The report (PDF), published on Thursday, said Taliban attacks on Afghan targets surged from 6,700 in the three months up to the Doha agreement to 13,242 in the September-November 2020 period.
Attacks have stayed above 10,000 in each subsequent three-month period, according to the report by the US Special Inspector General for Afghanistan Reconstruction (SIGAR).
While the rise in attacks has long been clear, data was previously available to demonstrate how intense the rebels’ offensive had become.
The US agreed to withdraw all troops from Afghanistan with the expectation that the Taliban would negotiate a peace deal with the Kabul government.
Since then, the Taliban-government talks have stalled but the US has steadily pulled out troops to a level of only several hundred now, with an August 31 deadline for full withdrawal.
The SIGAR report makes clear that the Doha agreement, instead of propelling Taliban-Kabul talks, unleashed a Taliban offensive that caught government forces unprepared and increased the number of civilian deaths.
Over the period of January to March of 2020, there were 510 civilian deaths and 799 injuries, the report said, quoting data from the US-NATO joint force in Afghanistan.
After that the numbers surged, hitting a high of 1,058 deaths and 1,959 injured in the third quarter of 2020 and continuing at high levels.
The latest data, for April and May this year, showed 705 civilian deaths and 1,330 casualties, the SIGAR report said.
“The overall trend is clearly unfavourable to the Afghan government, which could face an existential crisis if it isn’t addressed and reversed,” said the inspector general, John Sopko.
He said the report offered a sobering picture that contrasted with “the pervasiveness of overoptimism” that characterised US-led efforts to rebuild and strengthen Afghanistan and the cost of hundreds of billions of dollars to the US government.
“The news coming out of Afghanistan this quarter has been bleak,” the report said.
Afghan air force overstretched
Faced by a new Taliban offensive, the report said, the Afghan government security force “appeared surprised and unready, and is now on its backfoot”.
“Particularly concerning was the speed and ease with which the Taliban seemingly wrested control of districts in Afghanistan’s northern provinces, once a bastion of anti-Taliban sentiment.”
The Afghan air force, considered to be one of the few remaining advantages the government in Kabul has in the fight against the Taliban, is increasingly overstretched, said the watchdog.
All Afghan aircraft were operating at 25 percent over their recommended scheduled maintenance intervals, with five out of seven aircraft experiencing decreases in readiness in June alone, says the SIGAR report.

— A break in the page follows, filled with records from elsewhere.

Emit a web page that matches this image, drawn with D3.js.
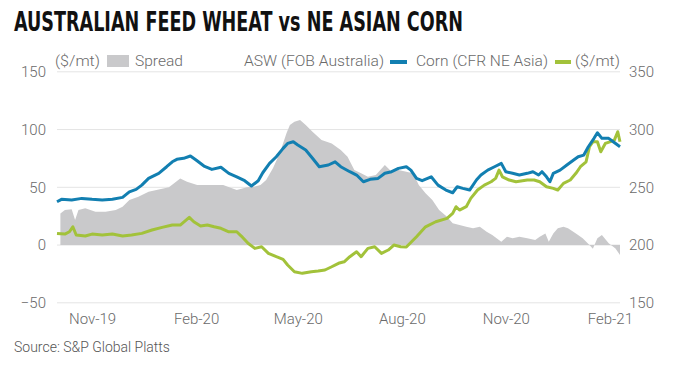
<!DOCTYPE html>
<html><head><meta charset="utf-8">
<script src="https://cdn.jsdelivr.net/npm/d3@7"></script>
<style>body{margin:0;background:#fff}svg{display:block}</style>
</head><body><svg id="c" width="680" height="365"></svg>
<script>
const leftTicks = [-50, 0, 50, 100, 150];
const rightTicks = [150, 200, 250, 300, 350];
const xTickDates = ["2019-11-01","2020-02-01","2020-05-01","2020-08-01","2020-11-01","2021-02-01"];
const xTickLabels = ["Nov-19","Feb-20","May-20","Aug-20","Nov-20","Feb-21"];

const aswDates = ["2019-10-01","2019-10-05","2019-10-14","2019-10-23","2019-11-01","2019-11-10","2019-11-19","2019-11-28","2019-12-04","2019-12-10","2019-12-15","2019-12-21","2019-12-30","2020-01-06","2020-01-11","2020-01-15","2020-01-21","2020-01-27","2020-02-01","2020-02-08","2020-02-15","2020-02-23","2020-03-01","2020-03-08","2020-03-15","2020-03-21","2020-03-27","2020-03-31","2020-04-06","2020-04-12","2020-04-18","2020-04-22","2020-04-27","2020-05-01","2020-05-08","2020-05-14","2020-05-20","2020-05-28","2020-06-03","2020-06-08","2020-06-16","2020-06-22","2020-06-28","2020-07-04","2020-07-11","2020-07-17","2020-07-23","2020-07-29","2020-08-05","2020-08-09","2020-08-14","2020-08-19","2020-08-27","2020-09-02","2020-09-09","2020-09-15","2020-09-19","2020-09-24","2020-09-30","2020-10-06","2020-10-10","2020-10-16","2020-10-22","2020-10-28","2020-11-01","2020-11-07","2020-11-13","2020-11-20","2020-11-25","2020-11-30","2020-12-03","2020-12-07","2020-12-10","2020-12-13","2020-12-19","2020-12-25","2020-12-31","2021-01-04","2021-01-09","2021-01-13","2021-01-18","2021-01-21","2021-01-25","2021-01-31","2021-02-04","2021-02-10"];
const aswValues = [237.5,239.6,239,240.4,239.6,239,239.6,241.3,246.1,248.2,251.9,257.7,262.1,267.8,272.1,274.2,275.1,277.1,273.6,268.4,265.5,267.3,262.1,259.1,255.7,251.1,255.7,262.6,270.7,276.5,283.7,288,289.4,286.6,282.3,275.1,267.8,269.3,272.1,267.8,263.5,260.6,254.8,256.9,257.7,262.1,263.5,266.4,267.8,264.9,257.7,255.7,259.1,251.9,247.6,245.3,250.5,249.1,247.6,256.3,260.6,264.9,267.8,270.7,263.5,262.1,260.6,262.1,263.5,260.6,263.5,259.1,254.8,262.1,264.9,269.3,273.6,276.5,277.9,285.1,292.4,297.2,292.4,292.4,289.4,285.1];

const cornDates = ["2019-10-01","2019-10-08","2019-10-12","2019-10-15","2019-10-18","2019-10-26","2019-11-01","2019-11-10","2019-11-19","2019-11-28","2019-12-06","2019-12-15","2019-12-24","2020-01-02","2020-01-11","2020-01-18","2020-01-26","2020-01-30","2020-02-05","2020-02-11","2020-02-17","2020-02-23","2020-03-01","2020-03-08","2020-03-12","2020-03-18","2020-03-24","2020-03-30","2020-04-05","2020-04-12","2020-04-18","2020-04-22","2020-04-28","2020-05-05","2020-05-13","2020-05-19","2020-05-25","2020-05-31","2020-06-06","2020-06-11","2020-06-16","2020-06-22","2020-06-26","2020-07-02","2020-07-08","2020-07-14","2020-07-20","2020-07-25","2020-07-31","2020-08-05","2020-08-14","2020-08-22","2020-08-31","2020-09-10","2020-09-15","2020-09-18","2020-09-21","2020-09-27","2020-10-01","2020-10-07","2020-10-13","2020-10-19","2020-10-23","2020-10-26","2020-10-29","2020-11-04","2020-11-10","2020-11-20","2020-11-26","2020-12-01","2020-12-07","2020-12-13","2020-12-17","2020-12-22","2020-12-28","2021-01-02","2021-01-06","2021-01-11","2021-01-14","2021-01-17","2021-01-21","2021-01-24","2021-01-28","2021-02-01","2021-02-05","2021-02-08","2021-02-10"];
const cornValues = [210.1,209.5,211.5,215.8,208.7,207.8,209.5,208.7,209.5,207.8,208.7,210.1,213,215.3,217.3,217.3,224,220.2,216.5,217.3,215.8,214.5,211.5,211.5,207.8,201.5,197.1,198.5,192.8,189.9,187.6,182.7,176.9,175.5,176.9,177.5,178.4,181.2,184.2,185.5,189.9,194.2,189.9,197.1,198.5,192.8,195.7,200,198.5,198.3,207.2,215.8,220.2,223.1,227.4,233.2,230.3,233.2,240.4,247.6,251.9,254.8,257.7,264.9,259.1,256.3,254.8,256.3,256.3,254.8,250.5,249.1,247.6,253.4,256.3,262.1,267.8,272.1,285.1,289.4,289.4,280.8,288,289.4,290.9,298.1,289.4];

const spreadDates = ["2019-10-04","2019-10-08","2019-10-14","2019-10-17","2019-10-20","2019-10-26","2019-11-04","2019-11-13","2019-11-22","2019-11-28","2019-12-04","2019-12-12","2019-12-21","2019-12-30","2020-01-08","2020-01-18","2020-01-24","2020-02-02","2020-02-14","2020-02-25","2020-03-08","2020-03-17","2020-03-23","2020-03-29","2020-04-03","2020-04-09","2020-04-15","2020-04-21","2020-04-24","2020-04-28","2020-05-03","2020-05-08","2020-05-14","2020-05-22","2020-05-31","2020-06-08","2020-06-14","2020-06-20","2020-06-26","2020-07-02","2020-07-09","2020-07-17","2020-07-23","2020-07-29","2020-08-05","2020-08-11","2020-08-16","2020-08-22","2020-08-28","2020-09-03","2020-09-10","2020-09-15","2020-09-21","2020-09-27","2020-10-03","2020-10-09","2020-10-15","2020-10-20","2020-10-28","2020-11-02","2020-11-07","2020-11-13","2020-11-20","2020-11-27","2020-12-01","2020-12-06","2020-12-09","2020-12-13","2020-12-17","2020-12-22","2020-12-26","2021-01-02","2021-01-08","2021-01-14","2021-01-17","2021-01-21","2021-01-25","2021-01-31","2021-02-06","2021-02-10"];
const spreadValues = [27.4,30.3,30.9,21.6,30.3,31.8,28.8,28.8,30.3,33.2,39,41.8,46.1,48.2,50,57.7,54.8,51.9,51.9,51.9,47.6,50,50.5,51.9,56.3,66.4,79.4,96.7,103.9,106.8,108.2,103.9,98.1,90.9,88,82.3,76.5,64.9,62.1,59.1,60.6,69.3,63.5,64.9,63.5,62.1,51.9,44.8,39,30.3,24.5,18.8,17.3,15.8,14.5,15.8,11.5,8.7,2.9,7.2,5.8,7.2,5.8,4.3,7.2,10.1,2.9,10.1,14.5,15.8,14.5,10.1,5.8,0,-3.2,5.8,8.7,1.5,-2.9,-8.7];

const parse = d3.timeParse("%Y-%m-%d");
const svg = d3.select("#c");
const FONT = "Roboto, 'Liberation Sans', sans-serif";
const TXT = "#6a6a6a";

const x = d3.scaleTime().domain([parse("2019-10-01"), parse("2021-02-10")]).range([57, 620]);
const yL = d3.scaleLinear().domain([-50, 150]).range([302.8, 71.8]);
const yR = d3.scaleLinear().domain([150, 350]).range([302.8, 71.8]);

svg.append("rect").attr("width",680).attr("height",365).attr("fill","#fff");

// title
svg.append("text").attr("x",14).attr("y",31)
  .attr("font-family","'Liberation Sans Narrow','DejaVu Sans Condensed',sans-serif")
  .attr("font-weight","bold").attr("font-size",27).attr("fill","#111")
  .attr("textLength",449).attr("lengthAdjust","spacingAndGlyphs")
  .text("AUSTRALIAN FEED WHEAT vs NE ASIAN CORN");

// gridlines
svg.append("g").selectAll("line").data(leftTicks).join("line")
  .attr("x1",57).attr("x2",620).attr("y1",d=>yL(d)).attr("y2",d=>yL(d))
  .attr("stroke","#e4e4e4").attr("stroke-width",1);

// left axis
const gl = svg.append("g").attr("transform","translate(46,0)")
  .call(d3.axisLeft(yL).tickValues(leftTicks).tickSize(0).tickPadding(0));
gl.select(".domain").remove();
gl.selectAll("text").attr("font-family",FONT).attr("font-size",15).attr("fill",TXT).attr("font-weight",300);

// right axis
const gr = svg.append("g").attr("transform","translate(629,0)")
  .call(d3.axisRight(yR).tickValues(rightTicks).tickSize(0).tickPadding(0));
gr.select(".domain").remove();
gr.selectAll("text").attr("font-family",FONT).attr("font-size",15).attr("fill",TXT).attr("font-weight",300);

// x axis
const gx = svg.append("g").attr("transform","translate(0,313)")
  .call(d3.axisBottom(x).tickValues(xTickDates.map(parse)).tickSize(0).tickPadding(0)
    .tickFormat((d,i)=>xTickLabels[i]));
gx.select(".domain").remove();
gx.selectAll("text").attr("font-family",FONT).attr("font-size",15).attr("fill",TXT).attr("font-weight",300);

// spread area
const spread = spreadDates.map((d,i)=>({d:parse(d), v:spreadValues[i]}));
svg.append("path").datum(spread)
  .attr("d", d3.area().x(p=>x(p.d)).y0(yL(0)).y1(p=>yL(p.v)))
  .attr("fill","#c9c9cb");

const corn = cornDates.map((d,i)=>({d:parse(d), v:cornValues[i]}));
const asw = aswDates.map((d,i)=>({d:parse(d), v:aswValues[i]}));
const line = d3.line().x(p=>x(p.d)).y(p=>yR(p.v));
svg.append("path").datum(corn).attr("d",line).attr("fill","none")
  .attr("stroke","#a2c23a").attr("stroke-width",3).attr("stroke-linejoin","round");
svg.append("path").datum(asw).attr("d",line).attr("fill","none")
  .attr("stroke","#127fb1").attr("stroke-width",3).attr("stroke-linejoin","round");

// legend
const lg = svg.append("g").attr("font-family",FONT).attr("font-size",15).attr("fill",TXT).attr("font-weight",300);
function lt(xp, s, w){ lg.append("text").attr("x",xp).attr("y",66).attr("textLength",w).attr("lengthAdjust","spacingAndGlyphs").text(s); }
lt(55,"($/mt)",45);
lg.append("rect").attr("x",107).attr("y",55).attr("width",22).attr("height",12).attr("fill","#c9c9cb");
lt(135,"Spread",48);
lt(244,"ASW (FOB Australia)",140);
lg.append("rect").attr("x",390).attr("y",60).attr("width",17).attr("height",4).attr("fill","#127fb1");
lt(416,"Corn (CFR NE Asia)",132);
lg.append("rect").attr("x",555).attr("y",60).attr("width",16).attr("height",4).attr("fill","#a2c23a");
lt(575,"($/mt)",45);

// source
svg.append("text").attr("x",14).attr("y",352).attr("font-family",FONT).attr("font-size",14)
  .attr("font-weight",300).attr("fill","#555").text("Source: S&P Global Platts");
</script></body></html>
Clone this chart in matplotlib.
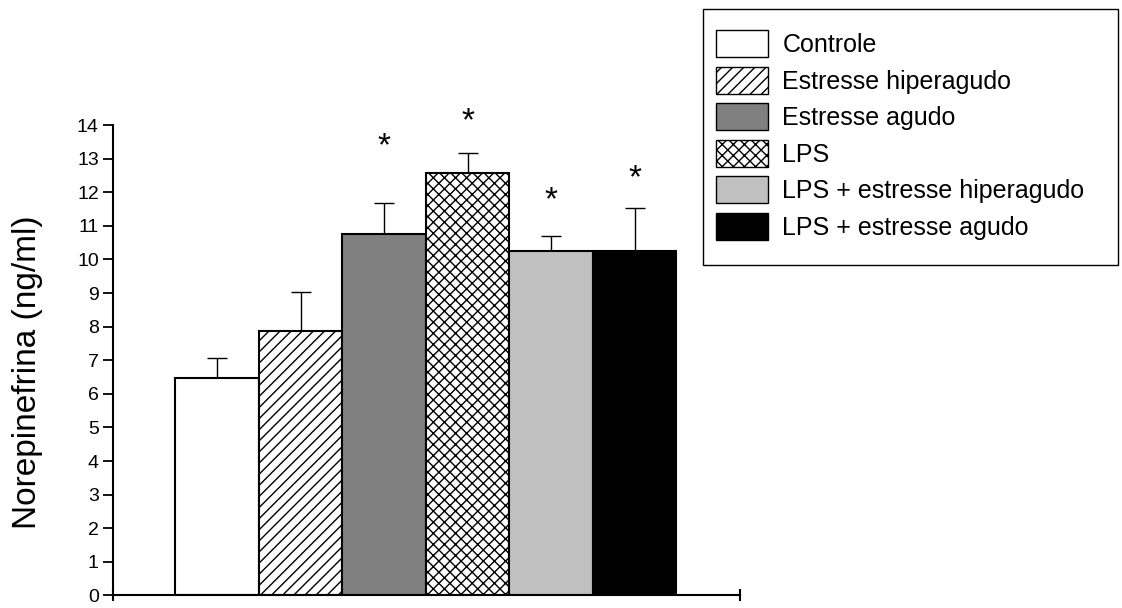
import matplotlib
matplotlib.use("Agg")
import matplotlib.pyplot as plt
from matplotlib.patches import Patch, Rectangle

plt.rcParams["font.family"] = ["Liberation Sans", "DejaVu Sans"]
plt.rcParams["hatch.linewidth"] = 1.0

# --- data ---
groups = ["Controle", "Estresse hiperagudo", "Estresse agudo", "LPS",
          "LPS + estresse hiperagudo", "LPS + estresse agudo"]
means = [6.47, 7.88, 10.76, 12.58, 10.26, 10.26]
sem = [0.60, 1.14, 0.93, 0.58, 0.43, 1.28]
star_groups = [2, 3, 4, 5]
star_heights = [13.09, 13.84, 11.49, 12.14]

facecolors = ["white", "white", "#808080", "white", "#c0c0c0", "black"]
hatches = [None, "///", None, "xxx", None, None]

W, H = 1122, 608
fig = plt.figure(figsize=(W / 100, H / 100), dpi=100)
ax = fig.add_axes([0.1004, 0.0206, 0.5591, 0.7738])

x = list(range(len(groups)))
bars = ax.bar(x, means, width=1.0, color=facecolors, edgecolor="black",
              linewidth=1.5, zorder=2)
for b, h in zip(bars, hatches):
    if h:
        b.set_hatch(h)

ax.errorbar(x, means, yerr=[[0] * len(sem), sem], fmt="none", ecolor="black",
            elinewidth=1.0, capsize=7, capthick=1.0, zorder=1)

for g, h in zip(star_groups, star_heights):
    ax.text(g, h, "*", ha="center", va="baseline", fontsize=24)

ax.set_xlim(-1.25, 6.26)
ax.set_ylim(0, 14)
ax.set_yticks(range(0, 15))
ax.set_xticks([-1.25, 6.26])
ax.set_xticklabels([])
ax.tick_params(axis="y", direction="out", length=7, width=1.3, labelsize=14, pad=3)
ax.tick_params(axis="x", direction="inout", length=9, width=1.5)
for s in ["top", "right"]:
    ax.spines[s].set_visible(False)
for s in ["left", "bottom"]:
    ax.spines[s].set_linewidth(1.5)

fig.text(28 / W, 1 - 372 / H, "Norepinefrina (ng/ml)", rotation=90,
         ha="center", va="center", fontsize=24)

# legend: entries without frame, box drawn separately
handles = [Patch(facecolor=c, edgecolor="black", hatch=h, linewidth=1.0)
           for c, h in zip(facecolors, hatches)]
fig.legend(handles, groups, loc="upper left",
           bbox_to_anchor=(715.5 / W, 1 - 30 / H), fontsize=18,
           frameon=False, handlelength=2.1, handleheight=1.3,
           handletextpad=0.57, labelspacing=0.37, borderpad=0,
           borderaxespad=0)
fig.patches.append(Rectangle((703 / W, 1 - 265 / H), 415 / W, 256 / H,
                             transform=fig.transFigure, fill=False,
                             edgecolor="black", linewidth=1.0))

fig.savefig("out.png", dpi=100)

The agency said that, for example, the fleet of AC-208 light attack combat aircraft had maintained 93-per-cent readiness between April and May, but that the indicator decreased to 63 percent in June.
SIGAR added that all Afghan aircraft and crew were “overtasked” due to increased requests for air support, intelligence, surveillance, reconnaissance, and resupply missions.
The decrease in readiness coincides with an increase in offensives by the Taliban and a near-complete US exit from the war-torn country.